> _DATA BLOCK_
>>>

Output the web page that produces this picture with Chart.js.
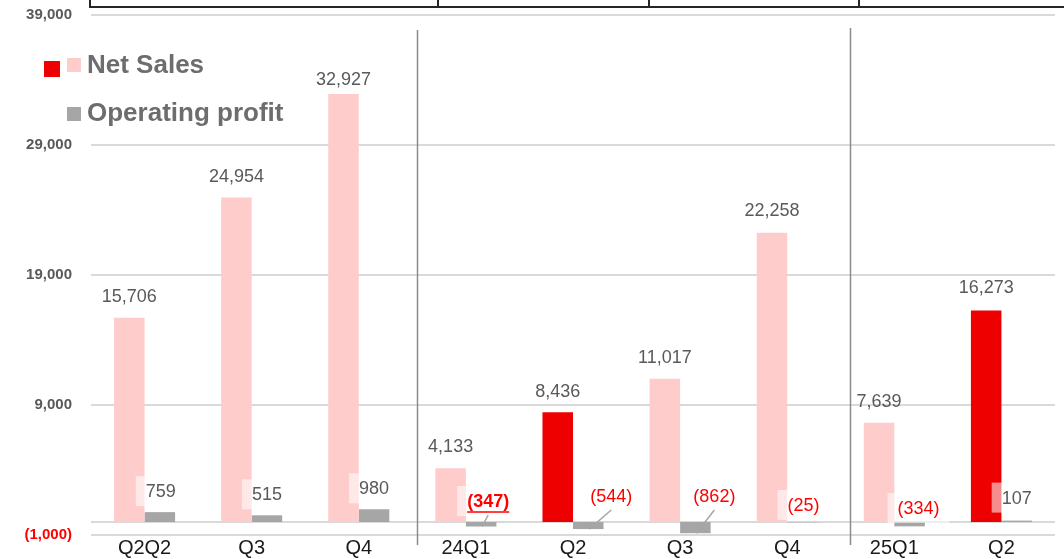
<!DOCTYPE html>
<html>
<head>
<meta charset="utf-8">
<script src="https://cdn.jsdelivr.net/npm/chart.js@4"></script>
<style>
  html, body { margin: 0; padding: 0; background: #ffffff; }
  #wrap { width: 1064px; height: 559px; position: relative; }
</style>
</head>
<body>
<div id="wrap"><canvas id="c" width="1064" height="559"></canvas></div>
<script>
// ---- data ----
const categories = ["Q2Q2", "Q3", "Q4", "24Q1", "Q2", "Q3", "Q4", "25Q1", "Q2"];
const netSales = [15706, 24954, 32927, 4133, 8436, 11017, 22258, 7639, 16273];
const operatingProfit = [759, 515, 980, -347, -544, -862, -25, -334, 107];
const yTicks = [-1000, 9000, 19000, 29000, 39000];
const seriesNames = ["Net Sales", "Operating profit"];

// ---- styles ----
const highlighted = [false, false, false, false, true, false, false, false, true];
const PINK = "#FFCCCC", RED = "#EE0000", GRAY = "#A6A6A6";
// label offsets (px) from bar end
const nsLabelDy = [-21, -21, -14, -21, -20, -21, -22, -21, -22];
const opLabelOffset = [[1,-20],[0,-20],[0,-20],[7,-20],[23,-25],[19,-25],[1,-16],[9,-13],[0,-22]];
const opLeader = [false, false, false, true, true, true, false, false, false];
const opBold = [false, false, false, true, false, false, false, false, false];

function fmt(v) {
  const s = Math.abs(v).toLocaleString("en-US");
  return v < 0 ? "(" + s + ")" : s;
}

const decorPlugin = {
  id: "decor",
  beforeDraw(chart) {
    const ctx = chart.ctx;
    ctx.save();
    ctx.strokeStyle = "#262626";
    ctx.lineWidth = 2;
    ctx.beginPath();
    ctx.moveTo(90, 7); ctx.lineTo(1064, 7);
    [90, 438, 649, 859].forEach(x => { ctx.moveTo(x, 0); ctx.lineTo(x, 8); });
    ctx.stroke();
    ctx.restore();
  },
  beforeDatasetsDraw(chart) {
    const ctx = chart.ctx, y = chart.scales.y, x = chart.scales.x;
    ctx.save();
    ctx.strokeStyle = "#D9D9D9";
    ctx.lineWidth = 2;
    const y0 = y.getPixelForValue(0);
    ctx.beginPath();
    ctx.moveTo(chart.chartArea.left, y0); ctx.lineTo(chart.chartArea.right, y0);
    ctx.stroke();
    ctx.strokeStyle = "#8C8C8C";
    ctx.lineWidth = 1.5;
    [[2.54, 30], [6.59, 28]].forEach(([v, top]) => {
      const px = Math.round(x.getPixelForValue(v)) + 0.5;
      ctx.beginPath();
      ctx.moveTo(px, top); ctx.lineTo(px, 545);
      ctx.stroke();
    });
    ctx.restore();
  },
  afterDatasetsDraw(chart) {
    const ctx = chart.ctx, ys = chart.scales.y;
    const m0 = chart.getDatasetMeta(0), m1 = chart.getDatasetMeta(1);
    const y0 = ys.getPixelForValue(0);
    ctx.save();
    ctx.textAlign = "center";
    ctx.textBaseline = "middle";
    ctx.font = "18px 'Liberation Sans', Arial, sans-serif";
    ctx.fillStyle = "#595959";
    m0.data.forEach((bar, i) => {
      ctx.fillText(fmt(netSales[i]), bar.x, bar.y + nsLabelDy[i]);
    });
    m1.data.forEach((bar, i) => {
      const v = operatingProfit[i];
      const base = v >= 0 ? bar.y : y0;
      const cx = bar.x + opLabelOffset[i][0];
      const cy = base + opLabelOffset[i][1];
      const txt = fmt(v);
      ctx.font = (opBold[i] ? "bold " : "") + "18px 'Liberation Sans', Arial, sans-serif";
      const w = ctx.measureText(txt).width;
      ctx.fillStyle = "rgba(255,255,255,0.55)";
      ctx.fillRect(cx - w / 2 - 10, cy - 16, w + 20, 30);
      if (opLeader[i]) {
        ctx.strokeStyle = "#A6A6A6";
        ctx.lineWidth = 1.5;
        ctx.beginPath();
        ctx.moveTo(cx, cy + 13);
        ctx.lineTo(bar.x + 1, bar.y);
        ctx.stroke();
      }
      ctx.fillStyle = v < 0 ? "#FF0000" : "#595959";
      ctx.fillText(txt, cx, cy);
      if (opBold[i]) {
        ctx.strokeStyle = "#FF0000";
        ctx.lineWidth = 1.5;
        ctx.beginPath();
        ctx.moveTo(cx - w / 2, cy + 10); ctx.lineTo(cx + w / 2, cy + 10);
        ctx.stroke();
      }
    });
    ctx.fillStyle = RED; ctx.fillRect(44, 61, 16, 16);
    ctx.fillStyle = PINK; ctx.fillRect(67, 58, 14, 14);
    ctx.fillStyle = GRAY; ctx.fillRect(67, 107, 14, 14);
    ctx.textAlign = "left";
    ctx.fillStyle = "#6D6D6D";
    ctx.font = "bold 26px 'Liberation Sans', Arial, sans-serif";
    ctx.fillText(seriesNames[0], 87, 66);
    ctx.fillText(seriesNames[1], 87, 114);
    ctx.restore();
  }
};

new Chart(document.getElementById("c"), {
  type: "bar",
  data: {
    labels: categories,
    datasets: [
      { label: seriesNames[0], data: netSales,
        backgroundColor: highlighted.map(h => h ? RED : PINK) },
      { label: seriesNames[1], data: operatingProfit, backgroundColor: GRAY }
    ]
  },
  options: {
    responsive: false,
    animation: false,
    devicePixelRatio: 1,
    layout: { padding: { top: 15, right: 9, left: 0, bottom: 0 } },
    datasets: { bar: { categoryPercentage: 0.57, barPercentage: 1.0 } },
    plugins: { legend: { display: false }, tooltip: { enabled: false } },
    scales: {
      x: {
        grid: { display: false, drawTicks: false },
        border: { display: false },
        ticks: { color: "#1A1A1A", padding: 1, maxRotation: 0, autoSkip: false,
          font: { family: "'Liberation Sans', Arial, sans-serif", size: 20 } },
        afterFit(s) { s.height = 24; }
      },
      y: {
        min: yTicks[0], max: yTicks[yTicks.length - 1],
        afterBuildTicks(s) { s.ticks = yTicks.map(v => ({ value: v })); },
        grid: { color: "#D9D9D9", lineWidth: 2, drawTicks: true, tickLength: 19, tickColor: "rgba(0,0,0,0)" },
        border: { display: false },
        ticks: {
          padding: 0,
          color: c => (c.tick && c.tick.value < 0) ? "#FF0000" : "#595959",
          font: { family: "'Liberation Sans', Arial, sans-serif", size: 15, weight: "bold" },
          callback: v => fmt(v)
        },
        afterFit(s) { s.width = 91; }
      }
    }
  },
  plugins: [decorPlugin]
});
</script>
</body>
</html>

<<<

> _EXERCISE PROMPT_
Return all of the data exactly as written, and drop the pictures.

> _ANSWER TO THIS EXERCISE_
Output the web page that produces this picture with Chart.js.
<!DOCTYPE html>
<html>
<head>
<meta charset="utf-8">
<script src="https://cdn.jsdelivr.net/npm/chart.js@4"></script>
<style>
  html, body { margin: 0; padding: 0; background: #ffffff; }
  #wrap { width: 1064px; height: 559px; position: relative; }
</style>
</head>
<body>
<div id="wrap"><canvas id="c" width="1064" height="559"></canvas></div>
<script>
// ---- data ----
const categories = ["Q2Q2", "Q3", "Q4", "24Q1", "Q2", "Q3", "Q4", "25Q1", "Q2"];
const netSales = [15706, 24954, 32927, 4133, 8436, 11017, 22258, 7639, 16273];
const operatingProfit = [759, 515, 980, -347, -544, -862, -25, -334, 107];
const yTicks = [-1000, 9000, 19000, 29000, 39000];
const seriesNames = ["Net Sales", "Operating profit"];

// ---- styles ----
const highlighted = [false, false, false, false, true, false, false, false, true];
const PINK = "#FFCCCC", RED = "#EE0000", GRAY = "#A6A6A6";
// label offsets (px) from bar end
const nsLabelDy = [-21, -21, -14, -21, -20, -21, -22, -21, -22];
const opLabelOffset = [[1,-20],[0,-20],[0,-20],[7,-20],[23,-25],[19,-25],[1,-16],[9,-13],[0,-22]];
const opLeader = [false, false, false, true, true, true, false, false, false];
const opBold = [false, false, false, true, false, false, false, false, false];

function fmt(v) {
  const s = Math.abs(v).toLocaleString("en-US");
  return v < 0 ? "(" + s + ")" : s;
}

const decorPlugin = {
  id: "decor",
  beforeDraw(chart) {
    const ctx = chart.ctx;
    ctx.save();
    ctx.strokeStyle = "#262626";
    ctx.lineWidth = 2;
    ctx.beginPath();
    ctx.moveTo(90, 7); ctx.lineTo(1064, 7);
    [90, 438, 649, 859].forEach(x => { ctx.moveTo(x, 0); ctx.lineTo(x, 8); });
    ctx.stroke();
    ctx.restore();
  },
  beforeDatasetsDraw(chart) {
    const ctx = chart.ctx, y = chart.scales.y, x = chart.scales.x;
    ctx.save();
    ctx.strokeStyle = "#D9D9D9";
    ctx.lineWidth = 2;
    const y0 = y.getPixelForValue(0);
    ctx.beginPath();
    ctx.moveTo(chart.chartArea.left, y0); ctx.lineTo(chart.chartArea.right, y0);
    ctx.stroke();
    ctx.strokeStyle = "#8C8C8C";
    ctx.lineWidth = 1.5;
    [[2.54, 30], [6.59, 28]].forEach(([v, top]) => {
      const px = Math.round(x.getPixelForValue(v)) + 0.5;
      ctx.beginPath();
      ctx.moveTo(px, top); ctx.lineTo(px, 545);
      ctx.stroke();
    });
    ctx.restore();
  },
  afterDatasetsDraw(chart) {
    const ctx = chart.ctx, ys = chart.scales.y;
    const m0 = chart.getDatasetMeta(0), m1 = chart.getDatasetMeta(1);
    const y0 = ys.getPixelForValue(0);
    ctx.save();
    ctx.textAlign = "center";
    ctx.textBaseline = "middle";
    ctx.font = "18px 'Liberation Sans', Arial, sans-serif";
    ctx.fillStyle = "#595959";
    m0.data.forEach((bar, i) => {
      ctx.fillText(fmt(netSales[i]), bar.x, bar.y + nsLabelDy[i]);
    });
    m1.data.forEach((bar, i) => {
      const v = operatingProfit[i];
      const base = v >= 0 ? bar.y : y0;
      const cx = bar.x + opLabelOffset[i][0];
      const cy = base + opLabelOffset[i][1];
      const txt = fmt(v);
      ctx.font = (opBold[i] ? "bold " : "") + "18px 'Liberation Sans', Arial, sans-serif";
      const w = ctx.measureText(txt).width;
      ctx.fillStyle = "rgba(255,255,255,0.55)";
      ctx.fillRect(cx - w / 2 - 10, cy - 16, w + 20, 30);
      if (opLeader[i]) {
        ctx.strokeStyle = "#A6A6A6";
        ctx.lineWidth = 1.5;
        ctx.beginPath();
        ctx.moveTo(cx, cy + 13);
        ctx.lineTo(bar.x + 1, bar.y);
        ctx.stroke();
      }
      ctx.fillStyle = v < 0 ? "#FF0000" : "#595959";
      ctx.fillText(txt, cx, cy);
      if (opBold[i]) {
        ctx.strokeStyle = "#FF0000";
        ctx.lineWidth = 1.5;
        ctx.beginPath();
        ctx.moveTo(cx - w / 2, cy + 10); ctx.lineTo(cx + w / 2, cy + 10);
        ctx.stroke();
      }
    });
    ctx.fillStyle = RED; ctx.fillRect(44, 61, 16, 16);
    ctx.fillStyle = PINK; ctx.fillRect(67, 58, 14, 14);
    ctx.fillStyle = GRAY; ctx.fillRect(67, 107, 14, 14);
    ctx.textAlign = "left";
    ctx.fillStyle = "#6D6D6D";
    ctx.font = "bold 26px 'Liberation Sans', Arial, sans-serif";
    ctx.fillText(seriesNames[0], 87, 66);
    ctx.fillText(seriesNames[1], 87, 114);
    ctx.restore();
  }
};

new Chart(document.getElementById("c"), {
  type: "bar",
  data: {
    labels: categories,
    datasets: [
      { label: seriesNames[0], data: netSales,
        backgroundColor: highlighted.map(h => h ? RED : PINK) },
      { label: seriesNames[1], data: operatingProfit, backgroundColor: GRAY }
    ]
  },
  options: {
    responsive: false,
    animation: false,
    devicePixelRatio: 1,
    layout: { padding: { top: 15, right: 9, left: 0, bottom: 0 } },
    datasets: { bar: { categoryPercentage: 0.57, barPercentage: 1.0 } },
    plugins: { legend: { display: false }, tooltip: { enabled: false } },
    scales: {
      x: {
        grid: { display: false, drawTicks: false },
        border: { display: false },
        ticks: { color: "#1A1A1A", padding: 1, maxRotation: 0, autoSkip: false,
          font: { family: "'Liberation Sans', Arial, sans-serif", size: 20 } },
        afterFit(s) { s.height = 24; }
      },
      y: {
        min: yTicks[0], max: yTicks[yTicks.length - 1],
        afterBuildTicks(s) { s.ticks = yTicks.map(v => ({ value: v })); },
        grid: { color: "#D9D9D9", lineWidth: 2, drawTicks: true, tickLength: 19, tickColor: "rgba(0,0,0,0)" },
        border: { display: false },
        ticks: {
          padding: 0,
          color: c => (c.tick && c.tick.value < 0) ? "#FF0000" : "#595959",
          font: { family: "'Liberation Sans', Arial, sans-serif", size: 15, weight: "bold" },
          callback: v => fmt(v)
        },
        afterFit(s) { s.width = 91; }
      }
    }
  },
  plugins: [decorPlugin]
});
</script>
</body>
</html>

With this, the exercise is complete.